En plus des équipements pour opérateurs, ZTE vend des smartphones. En 2012, il a atteint la quatrième place mondiale en volume, avec 3,9 % de parts de marché, juste derrière Apple(3).

Le protectionnisme avance masqué

Derrière les enjeux de sécurité nationale avancés par Jean-Marie Bockel (photo) se cache, en filigrane, la volonté de protéger les intérêts des équipementiers historiques, dont ceux d’un Alcatel-Lucent moribond. En décembre 2012, l’entreprise française a mis en gage ses 29 000 brevets contre une ligne de crédit de 2 milliards d’euros attribuée par les banques Goldman Sachs et le Crédit suisse. Son sauvetage est donc devenu une priorité, car si dans les mois à venir sa situation économique ne s’améliorait pas, ses biens tomberaient définitivement dans l’escarcelle des banques.

L’une des stratégies consisterait donc à mettre sur la touche ses concurrents chinois Huawei et ZTE qui, sauf contraintes “ légales ”, finiront par obtenir les faveurs des opérateurs télécoms et des entreprises européens dans les mois, voire les années à venir. “ La France n’est pas un pays culturellement protectionniste, estime le sénateur Bockel. Cela dit, je suis solidaire d’une entreprise comme Alcatel-Lucent qui se bat pour sa survie. ”

Mais cette guerre économique se joue aussi au niveau communautaire. Karel De Gucht, commissaire européen au Commerce, tente de fédérer les Etats membres dans le but de bloquer la progression des équipementiers chinois, accusés de vendre leurs produits en moyenne 35 % moins cher que ceux de leurs concurrents. Les équipementiers concurrents de Huawei et ZTE soupçonnent, eux aussi, leurs rivaux de dumping (vente à perte de leurs produits grâce au soutien des banques chinoises), mais ils n’ont à ce jour pas porté plainte.

La mairie de Lyon fait confiance à ZTE

Pendant deux ans, Thierry Courtot (photo), responsable technique de la mairie de Lyon, et son équipe ont testé les caméras de vidéosurveillance de ZTE. Pour lui, le choix de cet équipementier s’est imposé : “ Leurs produits nous restituent la meilleure qualité d’image pendant la nuit. ” Un critère primordial pour faire la chasse à la délinquance nocturne. Avec une douzaine d’années de recul dans la vidéosurveillance, la mairie de Lyon a pu juger en experte les matériels proposés par ZTE et ses concurrents. Parmi ces derniers, figuraient notamment Mardel Image, Axis ou encore Bosch. Plus performantes, les caméras de ZTE étaient aussi les moins chères.

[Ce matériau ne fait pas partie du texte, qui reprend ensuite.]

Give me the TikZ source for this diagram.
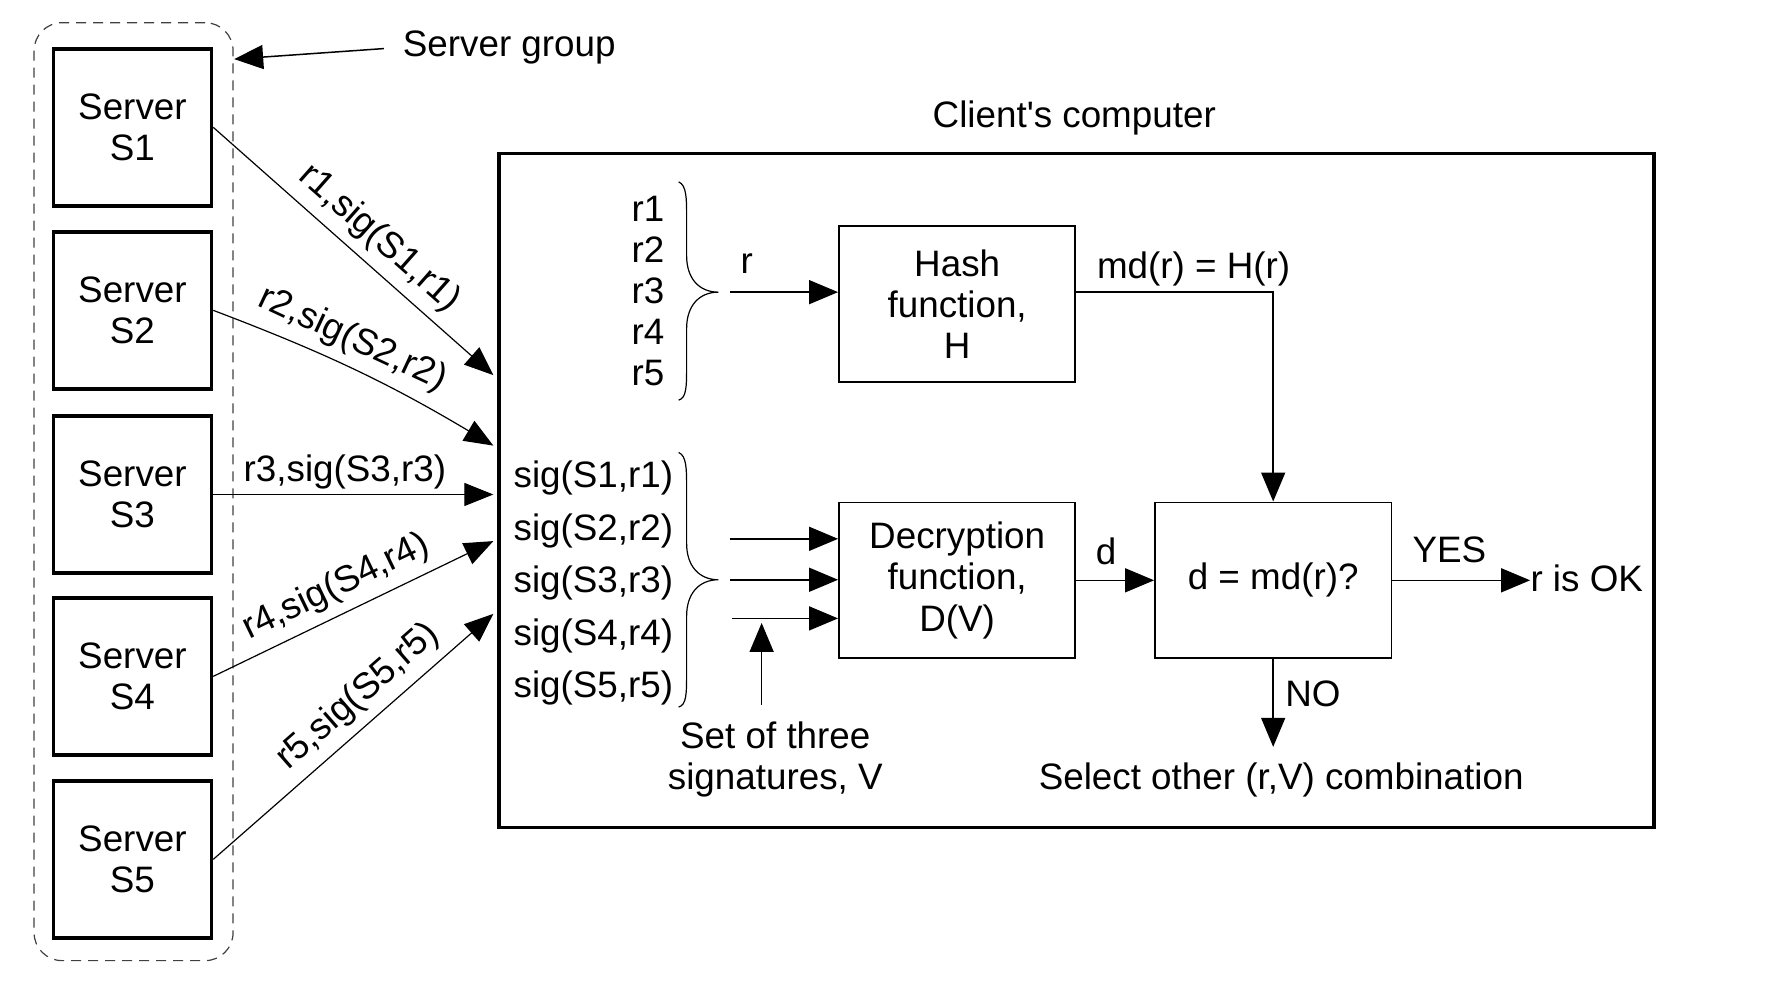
\documentclass[tikz,border=0pt]{standalone}
\usepackage{fontspec}
\setmainfont{Liberation Sans}[Ligatures=TeXOff]
\usetikzlibrary{arrows.meta,calc}
\newcommand\basefs{\fontsize{18.4pt}{20.6pt}\selectfont}
\newcommand\sigfs{\fontsize{18.4pt}{26.3pt}\selectfont}
\begin{document}
\begin{tikzpicture}[x=0.5684pt,y=-0.5684pt,font=\basefs,
  server/.style={draw,line width=1.8pt,minimum width=79pt,minimum height=78.4pt,align=center,inner sep=0pt},
  fnbox/.style={draw,line width=0.9pt,minimum width=118.2pt,minimum height=77.9pt,align=center,inner sep=0pt},
  arr/.style={line width=0.75pt,-{Triangle[length=14.5pt,width=12pt]}},
  sarr/.style={line width=0.6pt,-{Triangle[length=14.5pt,width=11.5pt]}},
  lbl/.style={inner sep=2.5pt},
  slbl/.style={sloped,above,inner sep=4.5pt},
  brc/.style={line width=0.6pt}]
\useasboundingbox (0,0) rectangle (1567.6,870.9);

% servers
\node[server] (s1) at (116.5,112) {Server\\S1};
\node[server] (s2) at (116.5,273) {Server\\S2};
\node[server] (s3) at (116.5,435) {Server\\S3};
\node[server] (s4) at (116.5,595) {Server\\S4};
\node[server] (s5) at (116.5,756) {Server\\S5};
\node[draw=black!75,dash pattern=on 5pt off 3.5pt,rounded corners=14pt,line width=0.6pt,
      minimum width=99.5pt,minimum height=469pt,inner sep=0pt] (grp) at (117.5,432.5) {};

\node (sg) at (448,42) {Server group};
\coordinate (gtip) at (206,52);
\draw[arr,shorten <=6pt] (sg.west) -- (gtip);

% client box
\node (cclbl) at (945,104) {Client's computer};
\node[draw,line width=1.8pt,minimum width=577.5pt,minimum height=337.1pt,inner sep=0pt] (client) at (947,431.5) {};

% server arrows
\coordinate (e1) at (434,330);
\coordinate (e2) at (434,392);
\coordinate (e3) at (434,435);
\coordinate (e4) at (434,476);
\coordinate (e5) at (434,540);
\draw[sarr] (s1.east) -- node[slbl,pos=0.53] {r1,sig(S1,r1)} (e1);
\draw[sarr] (s2.east) to[bend left=5] node[slbl,pos=0.44] {r2,sig(S2,r2)} (e2);
\draw[sarr] (s3.east) -- node[above,lbl,pos=0.47] {r3,sig(S3,r3)} (e3);
\draw[sarr] (s4.east) -- node[slbl,pos=0.48] {r4,sig(S4,r4)} (e4);
\draw[sarr] (s5.east) -- node[slbl,pos=0.58] {r5,sig(S5,r5)} (e5);

% r list and brace
\node[align=center] (rl) at (570,256) {r1\\r2\\r3\\r4\\r5};
\draw[brc] (597,160) .. controls (604,163) and (604,175) .. (604,190) -- (604,225)
  .. controls (604,245) and (615,257) .. (632,257)
  .. controls (615,257) and (604,269) .. (604,289) -- (604,322)
  .. controls (604,340) and (604,350) .. (597,352);

% sig list and brace
\node[align=center,font=\sigfs] (sl) at (522,513) {sig(S1,r1)\\sig(S2,r2)\\sig(S3,r3)\\sig(S4,r4)\\sig(S5,r5)};
\draw[brc] (597,398) .. controls (604,401) and (604,413) .. (604,428) -- (604,478)
  .. controls (604,498) and (615,510) .. (632,510)
  .. controls (615,510) and (604,522) .. (604,542) -- (604,592)
  .. controls (604,610) and (604,620) .. (597,622);

% function boxes
\node[fnbox] (hash) at (842,267.5) {Hash\\function,\\H};
\node[fnbox] (dec) at (842,510.5) {Decryption\\function,\\D(V)};
\node[fnbox] (cmp) at (1120,510.5) {d = md(r)?};

% r -> hash
\coordinate (rs) at (642,257);
\draw[arr] (rs) -- (rs -| hash.west);
\node (rlbl) at (657,232) {r};

% hash -> compare
\draw[arr] (rs -| hash.east) -| (cmp.north);
\node (mdlbl) at (1050,237) {md(r) = H(r)};

% sigs -> dec
\coordinate (d1) at (642,474);
\coordinate (d2) at (642,510);
\coordinate (d3) at (644,544);
\draw[arr] (d1) -- (d1 -| dec.west);
\draw[arr] (d2) -- (d2 -| dec.west);
\draw[arr] (d3) -- (d3 -| dec.west);
\coordinate (vb) at (670,620);
\coordinate (vt) at (670,548);
\draw[arr] (vb) -- (vt);
\node[align=center] (vlbl) at (682,668) {Set of three\\signatures, V};

% dec -> compare
\draw[arr] (dec) -- (cmp);
\node (dlbl) at (973,485) {d};

% YES
\node[anchor=west,inner sep=0pt] (ok) at (1346,509) {r is OK};
\draw[arr] (cmp.east) -- (cmp.east -| ok.west);
\node (yes) at (1275,484) {YES};

% NO
\node (sel) at (1127,686) {Select other (r,V) combination};
\coordinate (notip) at (1120,657);
\draw[arr] (cmp.south) -- (notip);
\node (no) at (1155,610) {NO};
\end{tikzpicture}
\end{document}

Peu de temps après son choix, début 2012, Thierry Courtot a entendu parler des doutes que le sénateur Bockel et d’autres pays ont émis envers certains équipements chinois. Il a immédiatement pris contact avec les équipes de ZTE en France. “ Nous nous sommes posé la question de la fiabilité de notre système de vidéosurveillance car, bien qu’il ne soit pas constitué d’équipements de communication chinois, il est entièrement bâti sur un réseau IP, raconte le responsable technique. A un moment, nous avons pensé que les caméras pouvaient y créer une faille de sécurité. Il est impensable que des images soient détournées de notre système d’information. ”

ZTE a réagi très vite et répondu en quelques jours par courrier, lui expliquant que les produits mis en cause par les autorités étaient des routeurs de cœur de réseau pour opérateurs. Depuis six mois, le système de vidéosurveillance basé sur les caméras ZTE est opérationnel. Une vingtaine de caméras dômes sont disséminées un peu partout dans la ville. “ Nous avons une totale confiance en ZTE, et allons installer une centaine de leurs caméras supplémentaires dans les six mois à venir, principalement en centre-ville ”, annonce Thierry Courtot.